» What to produce
Your output is the lines from the first one to the one containing "Arial, Helvetica, sans-serif';", repeated exactly, with images left out.

» Given information
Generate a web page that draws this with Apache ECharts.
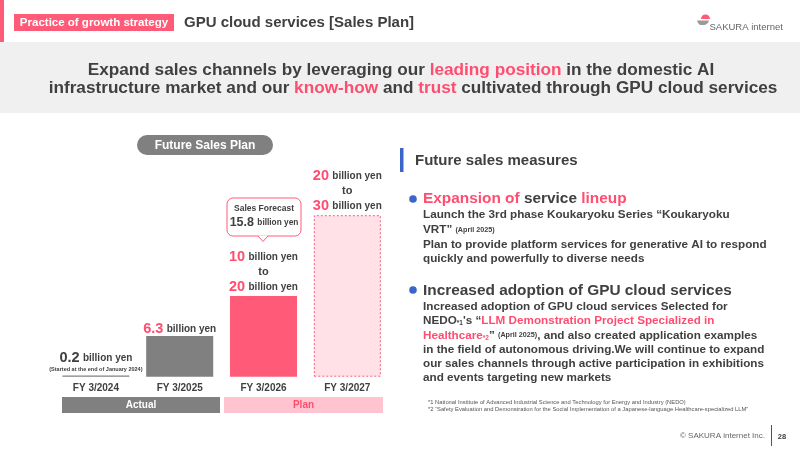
<!DOCTYPE html>
<html><head><meta charset="utf-8">
<script src="https://cdn.jsdelivr.net/npm/echarts@6/dist/echarts.min.js"></script>
<style>html,body{margin:0;padding:0;background:#fff}#c{width:800px;height:450px}</style>
</head><body><div id="c"></div>
<script>
// ---- data ----
const categories = ['FY 3/2024', 'FY 3/2025', 'FY 3/2026', 'FY 3/2027'];
const barValues = [0.2, 6.3, 12.5, 25];          // drawn bar heights (billion yen)
const labelLow = ['0.2', '6.3', '10', '20'];      // label: low value
const labelHigh = [null, null, '20', '30'];       // label: high value of range
const periodTags = ['Actual', 'Actual', 'Plan', 'Plan'];
const forecastValue = '15.8';
const unit = 'billion yen';

const PINK = '#ff4d70', PINKFILL = '#ff5a78', DARK = '#404040', GREY = '#808080';
const FF = '"Liberation Sans", Arial, Helvetica, sans-serif';

const chart = echarts.init(document.getElementById('c'), null, {renderer: 'canvas'});

function barLabel(i) {
  if (labelHigh[i]) {
    return '{n|' + labelLow[i] + '} {u|' + unit + '}\n{t|to}\n{n|' + labelHigh[i] + '} {u|' + unit + '}';
  }
  if (i === 0) {
    return '{d|' + labelLow[i] + '} {u|' + unit + '}\n{s|(Started at the end of January 2024)}';
  }
  return '{n|' + labelLow[i] + '} {u|' + unit + '}';
}
const labelDistance = [2.5, -0.5, 1.5, 1.5];

const barStyles = [
  {color: GREY},
  {color: GREY},
  {color: PINKFILL},
  {color: '#ffe1e7', borderColor: PINKFILL, borderWidth: 1, borderType: [2, 2]}
];

const data = barValues.map((v, i) => ({
  value: v,
  itemStyle: barStyles[i],
  label: {formatter: barLabel(i), distance: labelDistance[i]}
}));

function T(x, y, text, style) {
  return {type: 'text', x: x, y: y, silent: true,
    style: Object.assign({text: text, fontFamily: FF, fill: DARK, align: 'left', textAlign: 'left',
      verticalAlign: 'middle', textVerticalAlign: 'middle'}, style)};
}
const BS = 11.7;
const bodyStyle = {fontSize: BS, fontWeight: 'bold', rich: {
  p: {fontSize: BS, fontWeight: 'bold', fill: PINK, color: PINK},
  s: {fontSize: 7.2, fontWeight: 'bold', fill: DARK, color: DARK},
  sub: {fontSize: 6.5, fontWeight: 'bold', fill: DARK, color: DARK, padding: [5, 0, 0, 0]},
  sp: {fontSize: 6.5, fontWeight: 'bold', fill: PINK, color: PINK, padding: [5, 0, 0, 0]}
}};
const bannerRich = {p: {fontSize: 17.2, fontWeight: 'bold', fill: PINK, color: PINK}};
const HS = 15.4;

const graphics = [
  // header
  {type: 'rect', shape: {x: 0, y: 0, width: 4, height: 42}, style: {fill: PINKFILL}},
  {type: 'rect', shape: {x: 0, y: 42, width: 800, height: 71}, style: {fill: '#f0f0f0'}},
  {type: 'rect', shape: {x: 14, y: 14, width: 160, height: 17}, style: {fill: PINKFILL}},
  T(94, 22.5, 'Practice of growth strategy', {fontSize: 11.5, fontWeight: 'bold', fill: '#fff', align: 'center', textAlign: 'center'}),
  T(184, 23, 'GPU cloud services [Sales Plan]', {fontSize: 15, fontWeight: 'bold', fill: DARK}),
  // logo
  {type: 'sector', shape: {cx: 705.5, cy: 19, r0: 0, r: 4.5, startAngle: Math.PI, endAngle: 2 * Math.PI}, style: {fill: PINKFILL}},
  {type: 'polygon', shape: {points: [[697, 20.5], [709, 20.5], [708, 23], [705, 25], [700, 25], [698, 23]]}, style: {fill: '#9a9a9a'}},
  T(709.5, 27.5, 'SAKURA internet', {fontSize: 9.5, fill: '#666'}),
  // banner text
  T(401, 70.5, 'Expand sales channels by leveraging our {p|leading position} in the domestic AI',
    {fontSize: 17.2, fontWeight: 'bold', align: 'center', textAlign: 'center', rich: bannerRich}),
  T(413, 88, 'infrastructure market and our {p|know-how} and {p|trust} cultivated through GPU cloud services',
    {fontSize: 17.2, fontWeight: 'bold', align: 'center', textAlign: 'center', rich: bannerRich}),
  // future sales plan pill
  {type: 'rect', shape: {x: 137, y: 135, width: 136, height: 20, r: 10}, style: {fill: GREY}},
  T(205, 145.5, 'Future Sales Plan', {fontSize: 12, fontWeight: 'bold', fill: '#fff', align: 'center', textAlign: 'center'}),
  // callout
  {type: 'rect', shape: {x: 227, y: 198, width: 74, height: 38, r: 6}, style: {fill: '#fff', stroke: PINKFILL, lineWidth: 1}},
  {type: 'polygon', shape: {points: [[258, 235.5], [263, 241.5], [268, 235.5]]}, style: {fill: '#fff'}},
  {type: 'polyline', shape: {points: [[258, 236], [263, 241.5], [268, 236]]}, style: {stroke: PINKFILL, lineWidth: 1, fill: null}},
  T(264, 209, 'Sales Forecast', {fontSize: 8.5, fontWeight: 'bold', fill: DARK, align: 'center', textAlign: 'center'}),
  T(264, 223, '{b|' + forecastValue + '} {u|' + unit + '}', {fontSize: 12, fontWeight: 'bold', align: 'center', textAlign: 'center',
    rich: {b: {fontSize: 12.5, fontWeight: 'bold', fill: DARK, color: DARK}, u: {fontSize: 8.3, fontWeight: 'bold', fill: DARK, color: DARK}}}),
  // period bands
  {type: 'rect', shape: {x: 62, y: 397, width: 158, height: 16}, style: {fill: GREY}},
  T(141, 405, periodTags[0], {fontSize: 10, fontWeight: 'bold', fill: '#fff', align: 'center', textAlign: 'center'}),
  {type: 'rect', shape: {x: 224, y: 397, width: 159, height: 16}, style: {fill: '#ffc4cf'}},
  T(303.5, 405, periodTags[2], {fontSize: 10, fontWeight: 'bold', fill: PINK, align: 'center', textAlign: 'center'}),
  // right side
  {type: 'rect', shape: {x: 400, y: 148, width: 3.5, height: 24}, style: {fill: '#3a66cc'}},
  T(415, 161, 'Future sales measures', {fontSize: 15, fontWeight: 'bold', fill: DARK}),
  {type: 'circle', shape: {cx: 413, cy: 199, r: 3.8}, style: {fill: '#3a66cc'}},
  T(423, 199, '{p|Expansion of} service {p|lineup}', {fontSize: HS, fontWeight: 'bold', rich: {p: {fontSize: HS, fontWeight: 'bold', fill: PINK, color: PINK}}}),
  T(423, 215, 'Launch the 3rd phase Koukaryoku Series “Koukaryoku', bodyStyle),
  T(423, 230, 'VRT” {s|(April 2025)}', bodyStyle),
  T(423, 245, 'Plan to provide platform services for generative AI to respond', bodyStyle),
  T(423, 258.5, 'quickly and powerfully to diverse needs', bodyStyle),
  {type: 'circle', shape: {cx: 413, cy: 290, r: 3.8}, style: {fill: '#3a66cc'}},
  T(423, 290.5, 'Increased adoption of GPU cloud services', {fontSize: HS, fontWeight: 'bold'}),
  T(423, 306.5, 'Increased adoption of GPU cloud services Selected for', bodyStyle),
  T(423, 321, 'NEDO{sub|*1}\'s “{p|LLM Demonstration Project Specialized in}', bodyStyle),
  T(423, 335.5, '{p|Healthcare}{sp|*2}” {s|(April 2025)}, and also created application examples', bodyStyle),
  T(423, 350, 'in the field of autonomous driving.We will continue to expand', bodyStyle),
  T(423, 364, 'our sales channels through active participation in exhibitions', bodyStyle),
  T(423, 378, 'and events targeting new markets', bodyStyle),
  T(428, 402.5, '*1 National Institute of Advanced Industrial Science and Technology for Energy and Industry (NEDO)', {fontSize: 5.8, fill: '#555'}),
  T(428, 409.5, '*2 “Safety Evaluation and Demonstration for the Social Implementation of a Japanese-language Healthcare-specialized LLM”', {fontSize: 5.8, fill: '#555'}),
  // footer
  T(765, 436, '© SAKURA internet Inc.', {fontSize: 8, fill: '#666', align: 'right', textAlign: 'right'}),
  {type: 'rect', shape: {x: 771, y: 425, width: 1, height: 21}, style: {fill: '#555'}},
  T(782, 436.5, '28', {fontSize: 7.5, fontWeight: 'bold', fill: DARK, align: 'center', textAlign: 'center'})
];

chart.setOption({
  animation: false,
  backgroundColor: '#fff',
  grid: {left: 54, right: 410.8, top: 182.9, bottom: 73.3, containLabel: false},
  xAxis: {
    type: 'category', data: categories,
    axisLine: {show: false}, axisTick: {show: false},
    axisLabel: {fontFamily: FF, fontSize: 10, fontWeight: 'bold', color: DARK, margin: 7}
  },
  yAxis: {type: 'value', min: 0, max: 30, show: false, splitLine: {show: false}},
  series: [{
    type: 'bar', data: data, barCategoryGap: '20%',
    label: {
      show: true, position: 'top', fontFamily: FF,
      rich: {
        n: {fontSize: 14.5, fontWeight: 'bold', color: PINK, lineHeight: 15, fontFamily: FF},
        d: {fontSize: 14.5, fontWeight: 'bold', color: DARK, lineHeight: 15, fontFamily: FF},
        u: {fontSize: 10, fontWeight: 'bold', color: DARK, lineHeight: 15, fontFamily: FF},
        t: {fontSize: 11, fontWeight: 'bold', color: DARK, lineHeight: 15, fontFamily: FF},
        s: {fontSize: 5.5, fontWeight: 'bold', color: DARK, lineHeight: 7, fontFamily: FF}
      }
    }
  }],
  graphic: graphics
});
</script></body></html>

» Exercise response
Generate a web page that draws this with Apache ECharts.
<!DOCTYPE html>
<html><head><meta charset="utf-8">
<script src="https://cdn.jsdelivr.net/npm/echarts@6/dist/echarts.min.js"></script>
<style>html,body{margin:0;padding:0;background:#fff}#c{width:800px;height:450px}</style>
</head><body><div id="c"></div>
<script>
// ---- data ----
const categories = ['FY 3/2024', 'FY 3/2025', 'FY 3/2026', 'FY 3/2027'];
const barValues = [0.2, 6.3, 12.5, 25];          // drawn bar heights (billion yen)
const labelLow = ['0.2', '6.3', '10', '20'];      // label: low value
const labelHigh = [null, null, '20', '30'];       // label: high value of range
const periodTags = ['Actual', 'Actual', 'Plan', 'Plan'];
const forecastValue = '15.8';
const unit = 'billion yen';

const PINK = '#ff4d70', PINKFILL = '#ff5a78', DARK = '#404040', GREY = '#808080';
const FF = '"Liberation Sans", Arial, Helvetica, sans-serif';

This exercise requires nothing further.